*** Data block

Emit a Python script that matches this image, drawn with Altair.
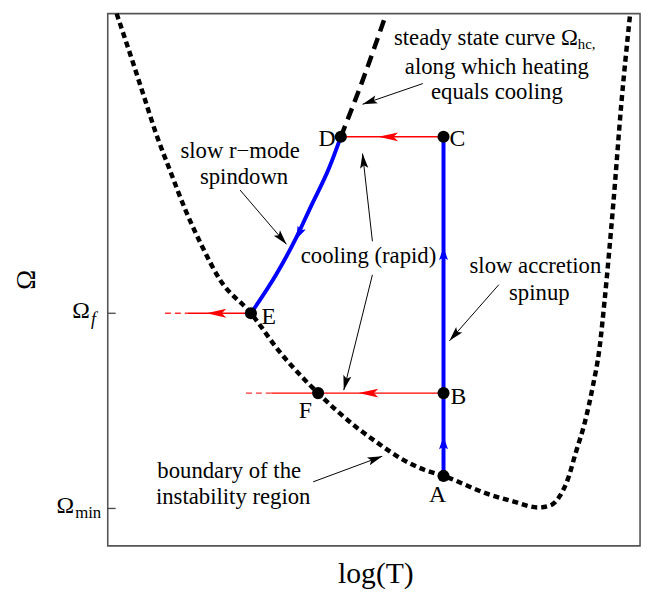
import math
import altair as alt
import pandas as pd

FONT = "Liberation Serif"

# ---- curves (x = log T, y = Omega; arbitrary units) ----
bnd_x = [9, 23, 36, 49, 63, 79, 96, 113, 145, 174, 198, 213, 231, 251, 274, 298, 321, 340,
         384, 411, 436, 448, 458, 466, 474, 483, 491, 498, 503, 512, 520, 529]
bnd_y = [540, 498, 458, 418, 381, 340, 303, 271, 236, 197, 170, 155, 138, 121, 104, 88, 77, 71,
         53, 45, 39, 41, 51, 68, 95, 125, 161, 201, 248, 348, 448, 540]

hc_x = [236, 258, 282]
hc_y = [415, 472, 540]

spin_x = [236, 224, 206, 191, 171, 145]
spin_y = [415, 383, 345, 313, 276, 236]

accr_x = [340, 340]
accr_y = [71, 415]

# ---- states ----
pt_names = ["A", "B", "C", "D", "E", "F"]
pt_x = [340, 340, 340, 236, 145, 213]
pt_y = [71, 155, 415, 415, 236, 155]
lab_x = [334, 355, 354, 222, 163, 200]
lab_y = [52, 151, 413, 413, 232, 137]

# ---- cooling lines (red) ----
cool_x1 = [236, 166, 81]
cool_x2 = [340, 340, 145]
cool_y = [415, 155, 236]
fade_x1 = [140, 58]
fade_x2 = [166, 81]
fade_y = [155, 236]

# ---- arrowheads: (from, tip) ----
red_fx = [290, 270, 116]
red_tx = [274, 254, 100]
red_fy = [415, 155, 236]
red_ty = [415, 155, 236]

blue_fx = [340, 340, 196]
blue_fy = [290, 98, 322]
blue_tx = [340, 340, 191]
blue_ty = [303, 111, 311]

# ---- annotation arrows (tail -> tip) ----
ann_x1 = [319, 134, 268, 268, 396, 208]
ann_y1 = [469, 361, 309, 275, 265, 65]
ann_x2 = [258, 181, 258, 239, 346, 278]
ann_y2 = [448, 306, 398, 158, 208, 91]

# ---- annotation texts ----
txt = ["along which heating", "equals cooling", "slow r\u2212mode", "spindown",
       "cooling (rapid)", "slow accretion", "spinup", "boundary of the", "instability region"]
txt_x = [394, 394, 134, 138, 264, 433, 437, 123, 127]
txt_y = [486, 460, 401, 374, 294, 284, 256, 76, 50]

# y ticks
tick_vals = [236, 38]

XS = alt.Scale(domain=[0, 539], nice=False, zero=False)
YS = alt.Scale(domain=[0, 540], nice=False, zero=False)
XAX = alt.Axis(title="log(T)", labels=False, ticks=False, domain=False, grid=False,
               titleFont=FONT, titleFontSize=30, titleFontWeight="normal", titleColor="black",
               titleX=271, titleY=28, titleBaseline="middle", titleAlign="center")
YAX = alt.Axis(title="\u03a9", labels=False, ticks=False, domain=False, grid=False,
               titleFont=FONT, titleFontSize=27, titleFontWeight="normal", titleColor="black",
               titleX=-82, titleY=269, titleAngle=270, titleBaseline="middle", titleAlign="center")


def X(f):
    return alt.X(f, type="quantitative", scale=XS, axis=XAX)


def Y(f):
    return alt.Y(f, type="quantitative", scale=YS, axis=YAX)


def ang(fx, fy, tx, ty):
    return [math.degrees(math.atan2(-(b - d), a - c)) % 360 for a, b, c, d in zip(tx, ty, fx, fy)]


bnd = pd.DataFrame({"x": bnd_x, "y": bnd_y, "o": range(len(bnd_x))})
hc = pd.DataFrame({"x": hc_x, "y": hc_y, "o": range(len(hc_x))})
spin = pd.DataFrame({"x": spin_x, "y": spin_y, "o": range(len(spin_x))})
accr = pd.DataFrame({"x": accr_x, "y": accr_y, "o": range(len(accr_x))})
pts = pd.DataFrame({"n": pt_names, "x": pt_x, "y": pt_y, "lx": lab_x, "ly": lab_y})
cool = pd.DataFrame({"x": cool_x1, "x2": cool_x2, "y": cool_y})
fade = pd.DataFrame({"x": fade_x1, "x2": fade_x2, "y": fade_y})
redh = pd.DataFrame({"x": red_tx, "y": red_ty, "a": ang(red_fx, red_fy, red_tx, red_ty)})
blueh = pd.DataFrame({"x": blue_tx, "y": blue_ty, "a": ang(blue_fx, blue_fy, blue_tx, blue_ty)})
ann = pd.DataFrame({"x": ann_x1, "y": ann_y1, "x2": ann_x2, "y2": ann_y2,
                    "a": ang(ann_x1, ann_y1, ann_x2, ann_y2)})
tx = pd.DataFrame({"t": txt, "x": txt_x, "y": txt_y})
ticks = pd.DataFrame({"v": tick_vals})

RED_HEAD = "M0,0 L-2,-0.45 L-1.55,0 L-2,0.45 Z"
BLK_HEAD = "M0,0 L-2,-0.55 L-1.6,0 L-2,0.55 Z"
BLU_HEAD = "M0,0 L-2,-0.7 L-1.6,0 L-2,0.7 Z"

layers = []
layers.append(alt.Chart(bnd).mark_line(color="black", strokeWidth=4.5, strokeDash=[6, 4],
                                       interpolate="monotone")
              .encode(x=X("x"), y=Y("y"), order="o:Q"))
layers.append(alt.Chart(hc).mark_line(color="black", strokeWidth=4.5, strokeDash=[12, 7],
                                      interpolate="monotone")
              .encode(x=X("x"), y=Y("y"), order="o:Q"))
layers.append(alt.Chart(cool).mark_rule(color="red", strokeWidth=1.5)
              .encode(x=X("x"), x2="x2", y=Y("y")))
layers.append(alt.Chart(fade).mark_rule(color="red", strokeWidth=1.5, strokeDash=[6, 4], opacity=0.8)
              .encode(x=X("x"), x2="x2", y=Y("y")))
layers.append(alt.Chart(spin).mark_line(color="blue", strokeWidth=4, interpolate="monotone")
              .encode(x=X("x"), y=Y("y"), order="o:Q"))
layers.append(alt.Chart(accr).mark_line(color="blue", strokeWidth=4)
              .encode(x=X("x"), y=Y("y"), order="o:Q"))
layers.append(alt.Chart(redh).mark_point(shape=RED_HEAD, size=400, filled=True, color="red",
                                         opacity=1, strokeWidth=0)
              .encode(x=X("x"), y=Y("y"), angle=alt.Angle("a:Q", scale=None)))
layers.append(alt.Chart(blueh).mark_point(shape=BLU_HEAD, size=169, filled=True, color="blue",
                                          opacity=1, strokeWidth=0)
              .encode(x=X("x"), y=Y("y"), angle=alt.Angle("a:Q", scale=None)))
layers.append(alt.Chart(ann).mark_rule(color="black", strokeWidth=1)
              .encode(x=X("x"), y=Y("y"), x2="x2", y2="y2"))
layers.append(alt.Chart(ann).mark_point(shape=BLK_HEAD, size=225, filled=True, color="black",
                                        opacity=1, strokeWidth=0)
              .encode(x=X("x2"), y=Y("y2"), angle=alt.Angle("a:Q", scale=None)))
layers.append(alt.Chart(pts).mark_circle(size=150, color="black", opacity=1)
              .encode(x=X("x"), y=Y("y")))
layers.append(alt.Chart(pts).mark_text(font=FONT, fontSize=24, color="black",
                                       align="center", baseline="middle")
              .encode(x=X("lx"), y=Y("ly"), text="n:N"))
layers.append(alt.Chart(tx).mark_text(font=FONT, fontSize=23, color="black",
                                      align="center", baseline="middle")
              .encode(x=X("x"), y=Y("y"), text="t:N"))
# first line with subscript
line1 = pd.DataFrame({"x": [476], "y": [515], "t": ["steady state curve \u03a9"]})
sub1 = pd.DataFrame({"x": [476], "y": [509], "t": ["hc,"]})
layers.append(alt.Chart(line1).mark_text(font=FONT, fontSize=23, color="black",
                                         align="right", baseline="middle")
              .encode(x=X("x"), y=Y("y"), text="t:N"))
layers.append(alt.Chart(sub1).mark_text(font=FONT, fontSize=15, color="black",
                                        align="left", baseline="middle")
              .encode(x=X("x"), y=Y("y"), text="t:N"))
# y ticks (inward) and labels
layers.append(alt.Chart(ticks).mark_rule(color="#444444", strokeWidth=1.3)
              .encode(y=Y("v"), x=alt.value(0), x2=alt.value(8)))
om = pd.DataFrame({"v": tick_vals, "t": ["\u03a9", "\u03a9"]})
layers.append(alt.Chart(om.iloc[[0]]).mark_text(font=FONT, fontSize=24, color="black",
                                                align="right", baseline="middle", dy=-2)
              .encode(y=Y("v"), x=alt.value(-18), text="t:N"))
layers.append(alt.Chart(om.iloc[[1]]).mark_text(font=FONT, fontSize=24, color="black",
                                                align="right", baseline="middle", dy=-2)
              .encode(y=Y("v"), x=alt.value(-34), text="t:N"))
subs = pd.DataFrame({"v": tick_vals, "t": ["f", "min"]})
layers.append(alt.Chart(subs.iloc[[0]]).mark_text(font=FONT, fontSize=18, fontStyle="italic",
                                                  color="black", align="left", baseline="middle", dy=7)
              .encode(y=Y("v"), x=alt.value(-17), text="t:N"))
layers.append(alt.Chart(subs.iloc[[1]]).mark_text(font=FONT, fontSize=17, color="black",
                                                  align="left", baseline="middle", dy=5)
              .encode(y=Y("v"), x=alt.value(-33), text="t:N"))

chart = alt.layer(*layers).properties(
    width=539, height=539,
    background="white",
    autosize=alt.AutoSizeParams(type="none"),
    padding={"left": 101, "top": 2, "right": 4, "bottom": 43},
).configure_view(stroke="#555555", strokeWidth=1.6)

chart.save("out.html", embed_options={"renderer": "svg", "actions": False})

******

Stated task: Copy every line above that holds the word "with".

Final result:
Emit a Python script that matches this image, drawn with Altair.
# first line with subscript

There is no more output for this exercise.